Packard’s Fourteenth Series models of 1936 adopted more streamlined styling and included the company’s final open phaetons and touring cars. The romantic dual-cowl Sport Phaeton saw only five authentic examples built on the twelve-cylinder, 144-inch-wheelbase 1407 chassis, only three of which remain in existence today.

The car offered here is vehicle number 921-204, and therefore the fourth of the five, per its original firewall tag; the same tag notes that it was delivered in Toronto, Ontario, on 3 September 1936. Purportedly its first owner was the Japanese Consulate in Canada. In 1951 it was found in Calgary by enthusiast Harvey McEwen, being rented out by Frenchie Pallin’s Dominion U Drive for tours to Banff. In a 2003 newspaper article, McEwen recounted that the car was still in its original black-on-black livery, and an enclosed photo shows it to have been configured, as original and as at present, without sidemounted spares. He purchased it from Pallin soon thereafter.

“I later talked to the second owner,” McEwen wrote, “and he told me he had bought the car from the Japanese embassy in Vancouver when the Second World War broke out.” Another version of the tale is that the car was repossessed by a shop owner from the embassy around the same time. That the car was originally in formal service is spoken to by the Packard logo being “blanked out” on the wheels, steering wheel hub, and everywhere else on the car!

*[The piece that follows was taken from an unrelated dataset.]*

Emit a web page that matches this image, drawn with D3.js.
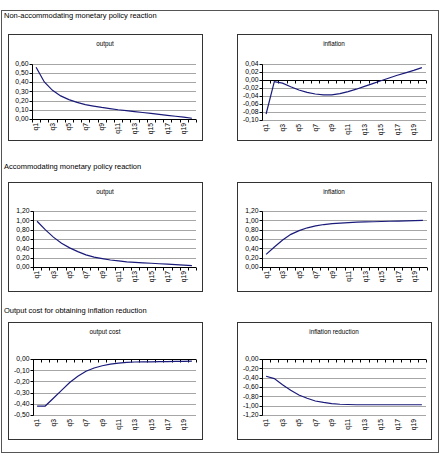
<!DOCTYPE html>
<head>
<meta charset="utf-8">
<title>Monetary policy reaction</title>
<style>
  body { margin: 0; padding: 0; background: #fff; font-family: 'Liberation Sans', Arial, sans-serif; }
  .section text { font-size: 7.5px; fill: #000; }
  .chart-title { font-size: 6.3px; fill: #000; }
  .tick-label { font-size: 6.8px; fill: #000; }
  .grid line { stroke: #a6a6a6; stroke-width: 1; }
  .axis line { stroke: #000; stroke-width: 1; }
  .series { fill: none; stroke: #1a1a7a; stroke-width: 1.2; }
</style>
</head>
<body>
<div id="vis"></div>
<script src="https://cdn.jsdelivr.net/npm/d3@7"></script>
<script>
  var categories = ["q1", "q2", "q3", "q4", "q5", "q6", "q7", "q8", "q9", "q10",
                    "q11", "q12", "q13", "q14", "q15", "q16", "q17", "q18", "q19", "q20"];
  var labelledCats = ["q1", "q3", "q5", "q7", "q9", "q11", "q13", "q15", "q17", "q19"];

  var sectionTitles = ["Non-accommodating monetary policy reaction",
                       "Accommodating monetary policy reaction",
                       "Output cost for obtaining inflation reduction"];
  var chartTitles = ["output", "inflation", "output", "inflation", "output cost", "inflation reduction"];

  // series values
  var outputNonAcc = [0.56, 0.40, 0.31, 0.25, 0.21, 0.18, 0.155, 0.14, 0.125, 0.112,
                      0.10, 0.09, 0.08, 0.07, 0.06, 0.05, 0.04, 0.03, 0.02, 0.008];
  var inflationNonAcc = [-0.085, -0.004, -0.008, -0.017, -0.025, -0.031, -0.035, -0.037, -0.037, -0.034,
                         -0.029, -0.023, -0.016, -0.009, -0.002, 0.005, 0.012, 0.018, 0.024, 0.031];
  var outputAcc = [0.98, 0.80, 0.64, 0.51, 0.41, 0.33, 0.26, 0.21, 0.18, 0.15,
                   0.13, 0.11, 0.10, 0.09, 0.08, 0.07, 0.06, 0.05, 0.04, 0.03];
  var inflationAcc = [0.27, 0.43, 0.58, 0.70, 0.78, 0.84, 0.88, 0.91, 0.93, 0.94,
                      0.95, 0.96, 0.965, 0.97, 0.975, 0.98, 0.985, 0.99, 0.995, 1.00];
  var outputCost = [-0.42, -0.42, -0.35, -0.28, -0.21, -0.155, -0.11, -0.08, -0.06, -0.045,
                    -0.036, -0.03, -0.027, -0.026, -0.025, -0.024, -0.023, -0.022, -0.021, -0.019];
  var inflationReduction = [-0.37, -0.42, -0.55, -0.67, -0.77, -0.84, -0.90, -0.93, -0.955, -0.97,
                            -0.975, -0.98, -0.98, -0.98, -0.98, -0.98, -0.98, -0.98, -0.98, -0.98];

  var ticksOutputNonAcc = [0, 0.1, 0.2, 0.3, 0.4, 0.5, 0.6];
  var ticksInflationNonAcc = [-0.10, -0.08, -0.06, -0.04, -0.02, 0, 0.02, 0.04];
  var ticksAcc = [0, 0.2, 0.4, 0.6, 0.8, 1.0, 1.2];
  var ticksOutputCost = [-0.5, -0.4, -0.3, -0.2, -0.1, 0];
  var ticksInflationReduction = [-1.2, -1.0, -0.8, -0.6, -0.4, -0.2, 0];

  var W = 443, H = 456;
  var svg = d3.select("#vis").append("svg")
    .attr("width", W)
    .attr("height", H);

  // outer frame
  svg.append("rect")
    .attr("x", 1.5).attr("y", 10.5)
    .attr("width", 437).attr("height", 442)
    .attr("fill", "none").attr("stroke", "#555");

  var sectionY = [18, 169, 313];
  svg.append("g").attr("class", "section")
    .selectAll("text")
    .data(sectionTitles)
    .enter().append("text")
      .attr("x", 4)
      .attr("y", function(d, i) { return sectionY[i]; })
      .text(function(d) { return d; });

  var fmt = function(v) {
    return d3.format(".2f")(v).replace(".", ",").replace("−", "-");
  };

  // box: panel rect; plot: [left, right, top(ymax), bottom(ymin)]
  var charts = [
    { title: chartTitles[0], values: outputNonAcc, ticks: ticksOutputNonAcc,
      box: [8, 34, 194, 106], plot: [32, 196, 63.5, 119] },
    { title: chartTitles[1], values: inflationNonAcc, ticks: ticksInflationNonAcc,
      box: [237, 34, 194, 106], plot: [262, 426, 64, 120] },
    { title: chartTitles[2], values: outputAcc, ticks: ticksAcc,
      box: [8, 182, 194, 109], plot: [33, 196, 211, 267] },
    { title: chartTitles[3], values: inflationAcc, ticks: ticksAcc,
      box: [237, 182, 194, 109], plot: [262, 427, 211, 267] },
    { title: chartTitles[4], values: outputCost, ticks: ticksOutputCost,
      box: [8, 322, 194, 117], plot: [33, 196, 359, 415] },
    { title: chartTitles[5], values: inflationReduction, ticks: ticksInflationReduction,
      box: [237, 322, 194, 117], plot: [262, 426, 359, 415] }
  ];

  charts.forEach(function(c) {
    var g = svg.append("g");
    var b = c.box, p = c.plot;

    g.append("rect")
      .attr("x", b[0] + 0.5).attr("y", b[1] + 0.5)
      .attr("width", b[2]).attr("height", b[3])
      .attr("fill", "#fff").attr("stroke", "#333");

    g.append("text")
      .attr("class", "chart-title")
      .attr("x", b[0] + b[2] / 2)
      .attr("y", b[1] + 12)
      .attr("text-anchor", "middle")
      .text(c.title);

    var x = d3.scaleBand().domain(categories).range([p[0], p[1]]);
    var y = d3.scaleLinear()
      .domain(d3.extent(c.ticks))
      .range([p[3], p[2]]);

    // gridlines
    g.append("g").attr("class", "grid")
      .selectAll("line")
      .data(c.ticks)
      .enter().append("line")
        .attr("x1", p[0]).attr("x2", p[1])
        .attr("y1", function(d) { return Math.round(y(d)) + 0.5; })
        .attr("y2", function(d) { return Math.round(y(d)) + 0.5; });

    var ax = g.append("g").attr("class", "axis");
    var y0 = Math.round(y(0)) + 0.5;
    var xl = Math.round(p[0]) + 0.5;

    // y axis
    ax.append("line")
      .attr("x1", xl).attr("x2", xl)
      .attr("y1", Math.round(y.range()[1]) + 0.5)
      .attr("y2", Math.round(y.range()[0]) + 0.5);
    ax.selectAll("line.ytick")
      .data(c.ticks)
      .enter().append("line")
        .attr("class", "ytick")
        .attr("x1", xl - 3).attr("x2", xl)
        .attr("y1", function(d) { return Math.round(y(d)) + 0.5; })
        .attr("y2", function(d) { return Math.round(y(d)) + 0.5; });
    g.selectAll("text.ylab")
      .data(c.ticks)
      .enter().append("text")
        .attr("class", "tick-label")
        .attr("x", xl - 4)
        .attr("y", function(d) { return y(d); })
        .attr("dy", "0.35em")
        .attr("text-anchor", "end")
        .text(fmt);

    // x axis at zero
    ax.append("line")
      .attr("x1", xl).attr("x2", p[1])
      .attr("y1", y0).attr("y2", y0);
    var bounds = categories.map(function(d) { return x(d); }).concat([p[1]]);
    ax.selectAll("line.xtick")
      .data(bounds)
      .enter().append("line")
        .attr("class", "xtick")
        .attr("x1", function(d) { return Math.round(d) + 0.5; })
        .attr("x2", function(d) { return Math.round(d) + 0.5; })
        .attr("y1", y0).attr("y2", y0 + 3);

    var bottom = y.range()[0];
    g.selectAll("text.xlab")
      .data(labelledCats)
      .enter().append("text")
        .attr("class", "tick-label")
        .attr("transform", function(d) {
          return "translate(" + [x(d) + x.bandwidth() / 2, bottom + 4] + ") rotate(-90)";
        })
        .attr("dy", "0.35em")
        .attr("text-anchor", "end")
        .text(function(d) { return d; });

    var line = d3.line()
      .x(function(d, i) { return x(categories[i]) + x.bandwidth() / 2; })
      .y(function(d) { return y(d); });

    g.append("path")
      .datum(c.values)
      .attr("class", "series")
      .attr("d", line);
  });
</script>
</body>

The car was sold by McEwen after several years, but remained in Western Canada, eventually finding its way during the 1960s into Banff hotel tycoon Murray Gammon’s prominent museum of Packards in Victoria, British Columbia. After years on display in Victoria, it was acquired by longtime Classic Car Club of America member, Richard Gold, whose son, Steve, eventually inherited the Packard and, after a restoration to the present, more cheerful Packard Cream, exhibited it at CCCA events during the early 2000s. Eventually it was sold via Tom Crook around 2002 to the great enthusiast Gordon Apker, in whose hands it was exhibited at the Pebble Beach Concours d’Elegance in 2007, and at the CCCA Annual Meeting in 2008.

Today one of only three authentic 1407 Twelve sport phaetons known to have survived, this distinctive and elegant car is one of the most significant later twelve-cylinder Packards, with a rich past throughout North America. It is in the first rank of extant Twelves.